Quotable: Robert Samuelson on American confidence in growth and prosperity


publicdiplomacycouncil.org

Tuesday, November 24th 2015
Meeting and speaking with people in other countries, Public Diplomacy officers characteristically rely on certain American mental frameworks. Washington Post columnist Robert Samuelson examined one key American premise in his November 22, 2015, op-ed, “The Achilles’ heel of American foreign policy.”  “Significant blocs of humanity ignore or repudiate our faith in the power of shared prosperity,” he cautioned.

  • Ever since World War II, our foreign policy has rested on an oft-silent presumption that shared prosperity is a powerful and benevolent force for social stability, peace and (often) democracy.

  • All the emphasis on free trade and globalization is ultimately not a celebration of economic growth for its own sake. It’s a means to larger ends of social cohesion and political pluralism.

  • In this, we have mostly projected our own domestic experience onto the world at large. Americans’ obsession with material progress — which seems excessive and even vulgar to many — is largely what has enabled us to be a multiethnic, multicultural, multiracial and multireligious society. Everyone can strive to get ahead. There’s a large common denominator.

  • In the era of Pax Americana, history texts have emphasized diplomatic dramas and military conflicts.
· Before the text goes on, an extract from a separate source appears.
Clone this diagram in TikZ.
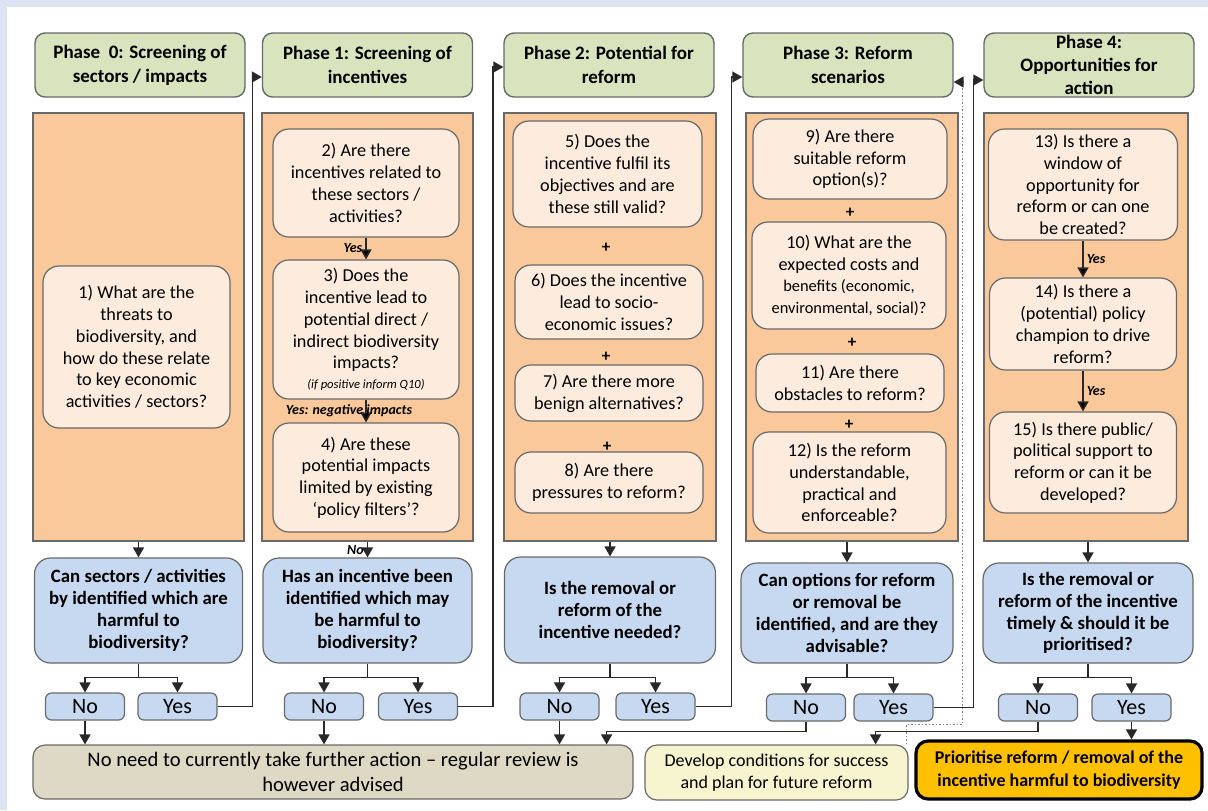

The more obscure reality is that military might has often been used to buy time for the economic logic of shared prosperity to work.

  • But this approach to foreign policy has long suffered from two potentially crippling defects.

  • One is unrealistic expectations that, when disappointed, backfire in popular discontent and, sometimes, protectionism.

  • The second defect is more unnerving and dangerous. It is the true Achilles’ heel of American foreign policy: Significant blocs of humanity ignore or repudiate our faith in the power of shared prosperity. They put other values and goals first.

  • Nationalism is one obvious alternative — Putin’s Russia being a good example. The case of China is more complicated. Although it is obsessed with economic growth, it’s also indulging a nationalistic urge to reassert itself on the global stage.

  • Less ambiguous is radical Islam, whether the Islamic State or other variations. We don’t speak the same language or, at any level, share the same goals. Radical Islamists deny the legitimacy of the secular state and seem willing to do almost anything to weaken or destroy it.

  • Their moral code is completely disconnected from ours. They are creatures of rigid religious dogma, fervor and fanaticism. We are the secular state — creatures of messy modern democracies with their (at times) seemingly elastic moral standards.

  • What’s happening is completely at variance with our post-World War II experience. Even at the height of the Cold War . . . there was . . . a common understanding of the terms of the contest. There was an acknowledged competition between capitalism and communism.

  • What makes the present struggle so threatening is that it’s not being waged on familiar grounds that play to our strengths — our ability to outproduce our opponents. The battlefield has been selected by them, and it’s what makes today’s predicament so disorienting.